==== Given information

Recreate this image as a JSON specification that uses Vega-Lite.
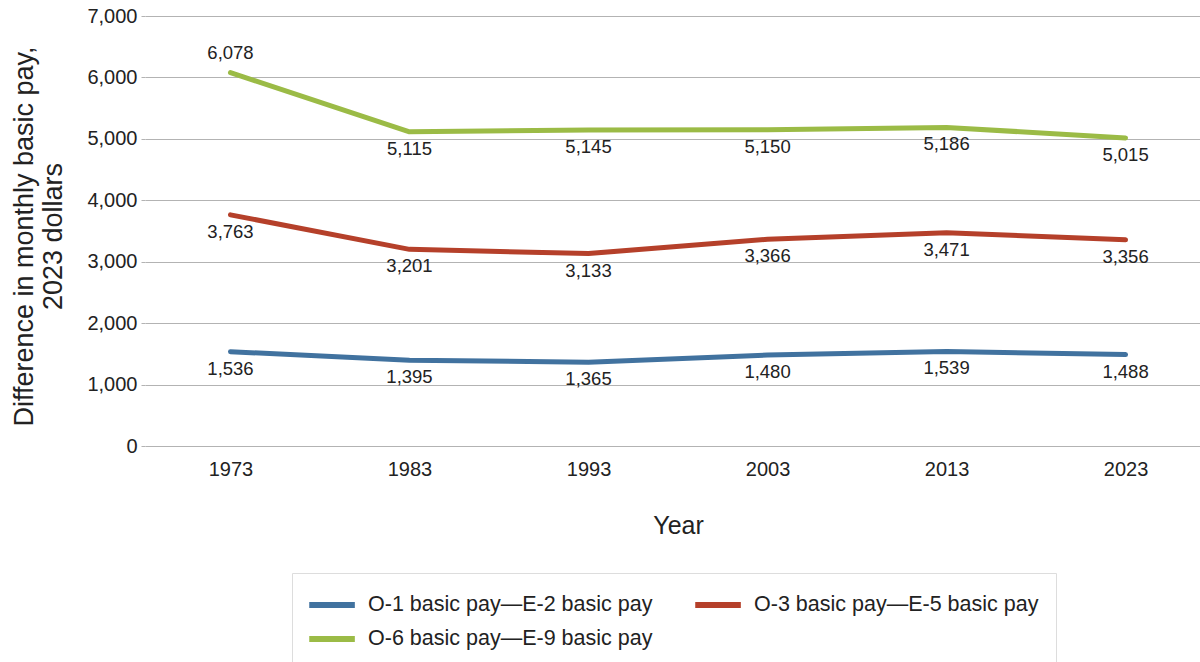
{
  "$schema": "https://vega.github.io/schema/vega-lite/v6.json",
  "width": 1055,
  "height": 430,
  "autosize": {"type": "none"},
  "padding": {"left": 145, "top": 16, "right": 0, "bottom": 216},
  "background": "white",
  "config": {
    "view": {"stroke": null},
    "font": "Liberation Sans",
    "text": {"font": "Liberation Sans"}
  },
  "data": {
    "values": [
      {"year": 1973, "series": "O-1 basic pay—E-2 basic pay", "value": 1536},
      {"year": 1983, "series": "O-1 basic pay—E-2 basic pay", "value": 1395},
      {"year": 1993, "series": "O-1 basic pay—E-2 basic pay", "value": 1365},
      {"year": 2003, "series": "O-1 basic pay—E-2 basic pay", "value": 1480},
      {"year": 2013, "series": "O-1 basic pay—E-2 basic pay", "value": 1539},
      {"year": 2023, "series": "O-1 basic pay—E-2 basic pay", "value": 1488},
      {"year": 1973, "series": "O-3 basic pay—E-5 basic pay", "value": 3763},
      {"year": 1983, "series": "O-3 basic pay—E-5 basic pay", "value": 3201},
      {"year": 1993, "series": "O-3 basic pay—E-5 basic pay", "value": 3133},
      {"year": 2003, "series": "O-3 basic pay—E-5 basic pay", "value": 3366},
      {"year": 2013, "series": "O-3 basic pay—E-5 basic pay", "value": 3471},
      {"year": 2023, "series": "O-3 basic pay—E-5 basic pay", "value": 3356},
      {"year": 1973, "series": "O-6 basic pay—E-9 basic pay", "value": 6078},
      {"year": 1983, "series": "O-6 basic pay—E-9 basic pay", "value": 5115},
      {"year": 1993, "series": "O-6 basic pay—E-9 basic pay", "value": 5145},
      {"year": 2003, "series": "O-6 basic pay—E-9 basic pay", "value": 5150},
      {"year": 2013, "series": "O-6 basic pay—E-9 basic pay", "value": 5186},
      {"year": 2023, "series": "O-6 basic pay—E-9 basic pay", "value": 5015}
    ]
  },
  "encoding": {
    "x": {
      "field": "year",
      "type": "quantitative",
      "scale": {"domain": [1968.224, 2027.16], "nice": false, "zero": false},
      "axis": {
        "values": [1973, 1983, 1993, 2003, 2013, 2023],
        "format": "d",
        "labelAngle": 0,
        "labelFontSize": 20,
        "labelColor": "#222222",
        "labelPadding": 13,
        "ticks": false,
        "domain": false,
        "grid": false,
        "title": "Year",
        "titleFontSize": 25,
        "titleFontWeight": "normal",
        "titleColor": "#222222",
        "titlePadding": 34,
        "titleX": 533
      }
    },
    "y": {
      "field": "value",
      "type": "quantitative",
      "scale": {"domain": [0, 7000], "nice": false},
      "axis": {
        "values": [0, 1000, 2000, 3000, 4000, 5000, 6000, 7000],
        "format": ",.0f",
        "grid": true,
        "gridColor": "#b3b3b3",
        "gridWidth": 1,
        "domain": false,
        "ticks": true,
        "tickSize": 4,
        "tickColor": "#b3b3b3",
        "labelFontSize": 20,
        "labelColor": "#222222",
        "labelPadding": 4,
        "title": ["Difference in monthly basic pay,", "2023 dollars"],
        "titleFontSize": 27,
        "titleFontWeight": "normal",
        "titleColor": "#222222",
        "titleAngle": -90,
        "titleAlign": "center",
        "titleBaseline": "alphabetic",
        "titleLineHeight": 29,
        "titleX": -113,
        "titleY": 220
      }
    }
  },
  "layer": [
    {
      "mark": {"type": "line", "strokeWidth": 5, "strokeCap": "round", "strokeJoin": "round"},
      "encoding": {
        "color": {
          "field": "series",
          "type": "nominal",
          "scale": {
            "domain": ["O-1 basic pay—E-2 basic pay", "O-3 basic pay—E-5 basic pay", "O-6 basic pay—E-9 basic pay"],
            "range": ["#41729f", "#b5402a", "#9bbb46"]
          },
          "legend": {
            "orient": "none",
            "legendX": 147,
            "legendY": 557,
            "direction": "horizontal",
            "columns": 2,
            "title": null,
            "padding": 17,
            "fillColor": "white",
            "strokeColor": "#dddddd",
            "symbolType": "M-1.23,0H2.57",
            "symbolStrokeWidth": 6,
            "symbolSize": 576,
            "labelFontSize": 21.5,
            "labelColor": "#222222",
            "labelOffset": 29,
            "labelLimit": 400,
            "columnPadding": 30,
            "rowPadding": 7
          }
        }
      }
    },
    {
      "transform": [{"filter": "datum.value > 6000"}],
      "mark": {"type": "text", "dy": -20, "fontSize": 18.5, "color": "#222222", "baseline": "middle"},
      "encoding": {"text": {"field": "value", "type": "quantitative", "format": ","}}
    },
    {
      "transform": [{"filter": "datum.value <= 6000"}],
      "mark": {"type": "text", "dy": 17, "fontSize": 18.5, "color": "#222222", "baseline": "middle"},
      "encoding": {"text": {"field": "value", "type": "quantitative", "format": ","}}
    }
  ]
}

========

- Aim: Pictures are excluded; copy all other data exactly as shown.

- Response to the task:
Recreate this image as a JSON specification that uses Vega-Lite.
{
  "$schema": "https://vega.github.io/schema/vega-lite/v6.json",
  "width": 1055,
  "height": 430,
  "autosize": {"type": "none"},
  "padding": {"left": 145, "top": 16, "right": 0, "bottom": 216},
  "background": "white",
  "config": {
    "view": {"stroke": null},
    "font": "Liberation Sans",
    "text": {"font": "Liberation Sans"}
  },
  "data": {
    "values": [
      {"year": 1973, "series": "O-1 basic pay—E-2 basic pay", "value": 1536},
      {"year": 1983, "series": "O-1 basic pay—E-2 basic pay", "value": 1395},
      {"year": 1993, "series": "O-1 basic pay—E-2 basic pay", "value": 1365},
      {"year": 2003, "series": "O-1 basic pay—E-2 basic pay", "value": 1480},
      {"year": 2013, "series": "O-1 basic pay—E-2 basic pay", "value": 1539},
      {"year": 2023, "series": "O-1 basic pay—E-2 basic pay", "value": 1488},
      {"year": 1973, "series": "O-3 basic pay—E-5 basic pay", "value": 3763},
      {"year": 1983, "series": "O-3 basic pay—E-5 basic pay", "value": 3201},
      {"year": 1993, "series": "O-3 basic pay—E-5 basic pay", "value": 3133},
      {"year": 2003, "series": "O-3 basic pay—E-5 basic pay", "value": 3366},
      {"year": 2013, "series": "O-3 basic pay—E-5 basic pay", "value": 3471},
      {"year": 2023, "series": "O-3 basic pay—E-5 basic pay", "value": 3356},
      {"year": 1973, "series": "O-6 basic pay—E-9 basic pay", "value": 6078},
      {"year": 1983, "series": "O-6 basic pay—E-9 basic pay", "value": 5115},
      {"year": 1993, "series": "O-6 basic pay—E-9 basic pay", "value": 5145},
      {"year": 2003, "series": "O-6 basic pay—E-9 basic pay", "value": 5150},
      {"year": 2013, "series": "O-6 basic pay—E-9 basic pay", "value": 5186},
      {"year": 2023, "series": "O-6 basic pay—E-9 basic pay", "value": 5015}
    ]
  },
  "encoding": {
    "x": {
      "field": "year",
      "type": "quantitative",
      "scale": {"domain": [1968.224, 2027.16], "nice": false, "zero": false},
      "axis": {
        "values": [1973, 1983, 1993, 2003, 2013, 2023],
        "format": "d",
        "labelAngle": 0,
        "labelFontSize": 20,
        "labelColor": "#222222",
        "labelPadding": 13,
        "ticks": false,
        "domain": false,
        "grid": false,
        "title": "Year",
        "titleFontSize": 25,
        "titleFontWeight": "normal",
        "titleColor": "#222222",
        "titlePadding": 34,
        "titleX": 533
      }
    },
    "y": {
      "field": "value",
      "type": "quantitative",
      "scale": {"domain": [0, 7000], "nice": false},
      "axis": {
        "values": [0, 1000, 2000, 3000, 4000, 5000, 6000, 7000],
        "format": ",.0f",
        "grid": true,
        "gridColor": "#b3b3b3",
        "gridWidth": 1,
        "domain": false,
        "ticks": true,
        "tickSize": 4,
        "tickColor": "#b3b3b3",
        "labelFontSize": 20,
        "labelColor": "#222222",
        "labelPadding": 4,
        "title": ["Difference in monthly basic pay,", "2023 dollars"],
        "titleFontSize": 27,
        "titleFontWeight": "normal",
        "titleColor": "#222222",
        "titleAngle": -90,
        "titleAlign": "center",
        "titleBaseline": "alphabetic",
        "titleLineHeight": 29,
        "titleX": -113,
        "titleY": 220
      }
    }
  },
  "layer": [
    {
      "mark": {"type": "line", "strokeWidth": 5, "strokeCap": "round", "strokeJoin": "round"},
      "encoding": {
        "color": {
          "field": "series",
          "type": "nominal",
          "scale": {
            "domain": ["O-1 basic pay—E-2 basic pay", "O-3 basic pay—E-5 basic pay", "O-6 basic pay—E-9 basic pay"],
            "range": ["#41729f", "#b5402a", "#9bbb46"]
          },
          "legend": {
            "orient": "none",
            "legendX": 147,
            "legendY": 557,
            "direction": "horizontal",
            "columns": 2,
            "title": null,
            "padding": 17,
            "fillColor": "white",
            "strokeColor": "#dddddd",
            "symbolType": "M-1.23,0H2.57",
            "symbolStrokeWidth": 6,
            "symbolSize": 576,
            "labelFontSize": 21.5,
            "labelColor": "#222222",
            "labelOffset": 29,
            "labelLimit": 400,
            "columnPadding": 30,
            "rowPadding": 7
          }
        }
      }
    },
    {
      "transform": [{"filter": "datum.value > 6000"}],
      "mark": {"type": "text", "dy": -20, "fontSize": 18.5, "color": "#222222", "baseline": "middle"},
      "encoding": {"text": {"field": "value", "type": "quantitative", "format": ","}}
    },
    {
      "transform": [{"filter": "datum.value <= 6000"}],
      "mark": {"type": "text", "dy": 17, "fontSize": 18.5, "color": "#222222", "baseline": "middle"},
      "encoding": {"text": {"field": "value", "type": "quantitative", "format": ","}}
    }
  ]
}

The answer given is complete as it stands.